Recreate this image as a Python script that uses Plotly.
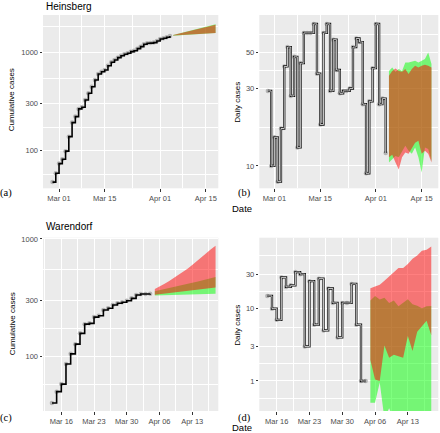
==
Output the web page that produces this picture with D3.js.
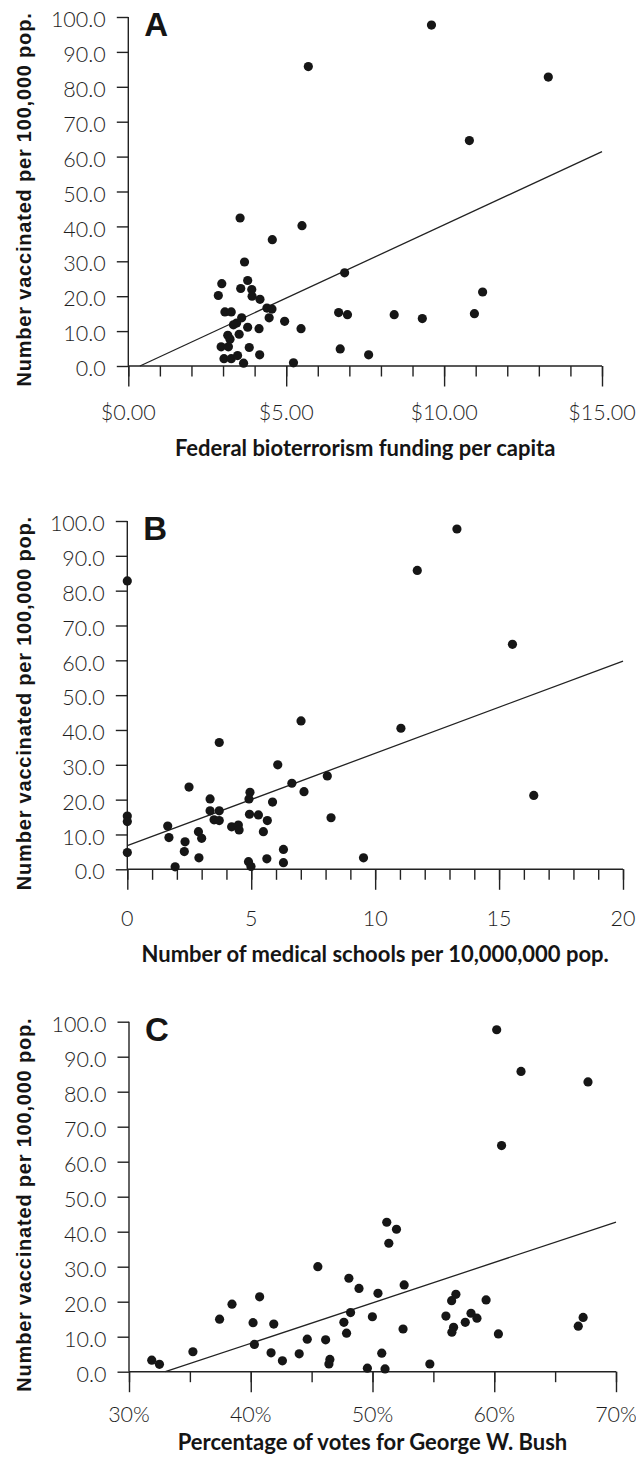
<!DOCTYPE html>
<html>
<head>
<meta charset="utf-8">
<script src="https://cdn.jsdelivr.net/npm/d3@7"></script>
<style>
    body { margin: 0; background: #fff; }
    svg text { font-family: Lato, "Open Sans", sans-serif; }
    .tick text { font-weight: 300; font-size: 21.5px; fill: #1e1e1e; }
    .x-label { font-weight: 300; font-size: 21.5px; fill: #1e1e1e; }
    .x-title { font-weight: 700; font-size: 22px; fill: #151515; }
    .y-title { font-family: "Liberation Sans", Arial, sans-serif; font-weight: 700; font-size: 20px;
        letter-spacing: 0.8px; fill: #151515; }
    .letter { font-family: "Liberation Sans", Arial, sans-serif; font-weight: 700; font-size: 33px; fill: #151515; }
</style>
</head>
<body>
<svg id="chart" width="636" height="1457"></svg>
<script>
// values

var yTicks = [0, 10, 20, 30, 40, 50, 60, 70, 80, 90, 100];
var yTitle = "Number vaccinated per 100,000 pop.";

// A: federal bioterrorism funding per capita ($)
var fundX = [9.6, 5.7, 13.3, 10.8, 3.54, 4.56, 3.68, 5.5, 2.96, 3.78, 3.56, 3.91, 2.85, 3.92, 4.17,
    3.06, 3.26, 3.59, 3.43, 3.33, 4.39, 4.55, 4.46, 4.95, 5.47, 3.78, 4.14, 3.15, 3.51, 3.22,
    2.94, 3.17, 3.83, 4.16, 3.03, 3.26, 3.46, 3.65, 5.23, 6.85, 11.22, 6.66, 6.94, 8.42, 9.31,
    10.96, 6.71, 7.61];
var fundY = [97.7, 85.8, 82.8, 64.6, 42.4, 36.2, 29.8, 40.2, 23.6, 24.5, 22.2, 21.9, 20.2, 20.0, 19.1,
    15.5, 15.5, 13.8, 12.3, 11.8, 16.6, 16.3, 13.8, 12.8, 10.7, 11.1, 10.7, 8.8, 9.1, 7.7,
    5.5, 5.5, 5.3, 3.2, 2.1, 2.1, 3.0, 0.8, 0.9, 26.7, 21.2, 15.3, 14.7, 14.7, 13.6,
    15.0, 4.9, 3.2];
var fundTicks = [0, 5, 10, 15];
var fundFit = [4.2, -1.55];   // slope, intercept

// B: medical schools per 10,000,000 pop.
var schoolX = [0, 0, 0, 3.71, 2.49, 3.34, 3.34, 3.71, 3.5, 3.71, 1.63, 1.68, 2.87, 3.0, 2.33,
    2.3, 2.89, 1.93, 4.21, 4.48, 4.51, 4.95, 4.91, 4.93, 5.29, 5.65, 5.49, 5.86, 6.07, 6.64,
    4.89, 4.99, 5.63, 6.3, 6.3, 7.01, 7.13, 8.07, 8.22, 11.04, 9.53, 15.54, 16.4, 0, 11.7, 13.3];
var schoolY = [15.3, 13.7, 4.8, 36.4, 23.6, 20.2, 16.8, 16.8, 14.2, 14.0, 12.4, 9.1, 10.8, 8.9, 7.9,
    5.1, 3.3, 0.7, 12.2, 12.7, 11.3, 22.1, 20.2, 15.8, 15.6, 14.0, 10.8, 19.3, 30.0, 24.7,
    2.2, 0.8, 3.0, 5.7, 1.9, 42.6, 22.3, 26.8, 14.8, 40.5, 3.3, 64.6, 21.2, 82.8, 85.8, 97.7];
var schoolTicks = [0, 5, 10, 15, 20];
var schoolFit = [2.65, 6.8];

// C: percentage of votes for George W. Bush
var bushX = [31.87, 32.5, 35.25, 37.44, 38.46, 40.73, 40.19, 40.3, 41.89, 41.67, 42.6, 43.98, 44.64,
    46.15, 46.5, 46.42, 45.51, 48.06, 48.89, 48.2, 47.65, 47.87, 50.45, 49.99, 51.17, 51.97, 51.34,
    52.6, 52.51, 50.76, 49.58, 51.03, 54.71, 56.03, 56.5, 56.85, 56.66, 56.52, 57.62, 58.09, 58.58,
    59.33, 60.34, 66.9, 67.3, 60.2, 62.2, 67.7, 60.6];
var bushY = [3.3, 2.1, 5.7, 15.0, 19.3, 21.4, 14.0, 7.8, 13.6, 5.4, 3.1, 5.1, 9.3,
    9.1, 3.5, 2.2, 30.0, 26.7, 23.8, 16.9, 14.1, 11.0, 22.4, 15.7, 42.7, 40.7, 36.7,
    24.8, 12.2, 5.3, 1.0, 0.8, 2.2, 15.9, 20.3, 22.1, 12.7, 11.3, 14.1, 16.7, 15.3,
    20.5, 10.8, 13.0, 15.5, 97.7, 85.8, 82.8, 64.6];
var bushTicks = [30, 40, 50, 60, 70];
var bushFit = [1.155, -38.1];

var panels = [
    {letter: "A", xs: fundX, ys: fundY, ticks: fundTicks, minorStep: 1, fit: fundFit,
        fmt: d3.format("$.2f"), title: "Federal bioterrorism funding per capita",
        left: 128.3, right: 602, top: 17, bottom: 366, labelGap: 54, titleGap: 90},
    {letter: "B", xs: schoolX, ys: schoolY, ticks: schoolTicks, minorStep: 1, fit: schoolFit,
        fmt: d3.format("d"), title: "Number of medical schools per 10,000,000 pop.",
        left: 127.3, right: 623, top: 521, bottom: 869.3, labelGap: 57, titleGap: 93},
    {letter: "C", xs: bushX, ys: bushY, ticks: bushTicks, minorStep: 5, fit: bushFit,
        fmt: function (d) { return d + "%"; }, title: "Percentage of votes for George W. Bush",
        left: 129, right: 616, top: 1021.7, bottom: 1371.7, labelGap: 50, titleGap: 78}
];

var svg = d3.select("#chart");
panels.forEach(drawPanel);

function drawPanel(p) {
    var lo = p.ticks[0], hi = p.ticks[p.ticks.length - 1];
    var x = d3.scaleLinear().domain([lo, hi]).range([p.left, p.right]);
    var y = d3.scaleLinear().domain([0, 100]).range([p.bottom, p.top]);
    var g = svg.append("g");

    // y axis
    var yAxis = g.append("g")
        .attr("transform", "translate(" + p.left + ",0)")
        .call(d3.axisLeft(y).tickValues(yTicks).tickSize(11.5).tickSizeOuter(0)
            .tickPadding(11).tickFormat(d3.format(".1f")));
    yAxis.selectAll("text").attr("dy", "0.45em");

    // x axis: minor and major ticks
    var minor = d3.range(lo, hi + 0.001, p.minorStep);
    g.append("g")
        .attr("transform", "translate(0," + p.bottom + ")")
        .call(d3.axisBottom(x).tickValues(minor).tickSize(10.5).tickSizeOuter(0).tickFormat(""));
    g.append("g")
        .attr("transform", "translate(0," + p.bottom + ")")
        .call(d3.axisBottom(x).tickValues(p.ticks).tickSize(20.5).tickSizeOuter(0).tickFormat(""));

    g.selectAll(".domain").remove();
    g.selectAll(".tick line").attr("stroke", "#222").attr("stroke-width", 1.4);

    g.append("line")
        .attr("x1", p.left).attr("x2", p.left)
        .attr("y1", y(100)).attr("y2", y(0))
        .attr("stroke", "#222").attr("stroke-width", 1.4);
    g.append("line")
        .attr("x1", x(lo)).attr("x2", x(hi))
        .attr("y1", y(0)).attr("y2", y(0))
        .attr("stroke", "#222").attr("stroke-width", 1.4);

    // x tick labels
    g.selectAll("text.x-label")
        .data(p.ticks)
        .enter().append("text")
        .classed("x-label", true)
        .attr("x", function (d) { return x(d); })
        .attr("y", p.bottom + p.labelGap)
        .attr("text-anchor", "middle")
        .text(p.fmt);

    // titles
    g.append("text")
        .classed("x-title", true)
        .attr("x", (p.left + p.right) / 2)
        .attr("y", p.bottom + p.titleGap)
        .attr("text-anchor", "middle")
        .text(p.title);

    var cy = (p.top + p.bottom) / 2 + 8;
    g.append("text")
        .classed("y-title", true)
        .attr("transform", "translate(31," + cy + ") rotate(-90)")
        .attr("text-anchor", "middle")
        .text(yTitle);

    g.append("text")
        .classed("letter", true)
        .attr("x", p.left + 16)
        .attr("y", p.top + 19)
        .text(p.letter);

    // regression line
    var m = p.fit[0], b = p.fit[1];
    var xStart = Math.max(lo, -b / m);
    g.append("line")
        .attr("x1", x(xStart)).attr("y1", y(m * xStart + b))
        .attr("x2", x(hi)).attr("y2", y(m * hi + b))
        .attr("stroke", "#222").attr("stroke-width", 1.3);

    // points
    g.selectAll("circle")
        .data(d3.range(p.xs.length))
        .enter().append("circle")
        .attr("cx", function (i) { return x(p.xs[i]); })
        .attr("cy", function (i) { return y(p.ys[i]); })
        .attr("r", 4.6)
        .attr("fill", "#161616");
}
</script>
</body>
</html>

▸ Your objective
From the line containing "Output the web" through the line containing "var fundFit = [4.2, -1.55];", copy every line above exactly, without pictures.

▸ Task response
Output the web page that produces this picture with D3.js.
<!DOCTYPE html>
<html>
<head>
<meta charset="utf-8">
<script src="https://cdn.jsdelivr.net/npm/d3@7"></script>
<style>
    body { margin: 0; background: #fff; }
    svg text { font-family: Lato, "Open Sans", sans-serif; }
    .tick text { font-weight: 300; font-size: 21.5px; fill: #1e1e1e; }
    .x-label { font-weight: 300; font-size: 21.5px; fill: #1e1e1e; }
    .x-title { font-weight: 700; font-size: 22px; fill: #151515; }
    .y-title { font-family: "Liberation Sans", Arial, sans-serif; font-weight: 700; font-size: 20px;
        letter-spacing: 0.8px; fill: #151515; }
    .letter { font-family: "Liberation Sans", Arial, sans-serif; font-weight: 700; font-size: 33px; fill: #151515; }
</style>
</head>
<body>
<svg id="chart" width="636" height="1457"></svg>
<script>
// values

var yTicks = [0, 10, 20, 30, 40, 50, 60, 70, 80, 90, 100];
var yTitle = "Number vaccinated per 100,000 pop.";

// A: federal bioterrorism funding per capita ($)
var fundX = [9.6, 5.7, 13.3, 10.8, 3.54, 4.56, 3.68, 5.5, 2.96, 3.78, 3.56, 3.91, 2.85, 3.92, 4.17,
    3.06, 3.26, 3.59, 3.43, 3.33, 4.39, 4.55, 4.46, 4.95, 5.47, 3.78, 4.14, 3.15, 3.51, 3.22,
    2.94, 3.17, 3.83, 4.16, 3.03, 3.26, 3.46, 3.65, 5.23, 6.85, 11.22, 6.66, 6.94, 8.42, 9.31,
    10.96, 6.71, 7.61];
var fundY = [97.7, 85.8, 82.8, 64.6, 42.4, 36.2, 29.8, 40.2, 23.6, 24.5, 22.2, 21.9, 20.2, 20.0, 19.1,
    15.5, 15.5, 13.8, 12.3, 11.8, 16.6, 16.3, 13.8, 12.8, 10.7, 11.1, 10.7, 8.8, 9.1, 7.7,
    5.5, 5.5, 5.3, 3.2, 2.1, 2.1, 3.0, 0.8, 0.9, 26.7, 21.2, 15.3, 14.7, 14.7, 13.6,
    15.0, 4.9, 3.2];
var fundTicks = [0, 5, 10, 15];
var fundFit = [4.2, -1.55];   // slope, intercept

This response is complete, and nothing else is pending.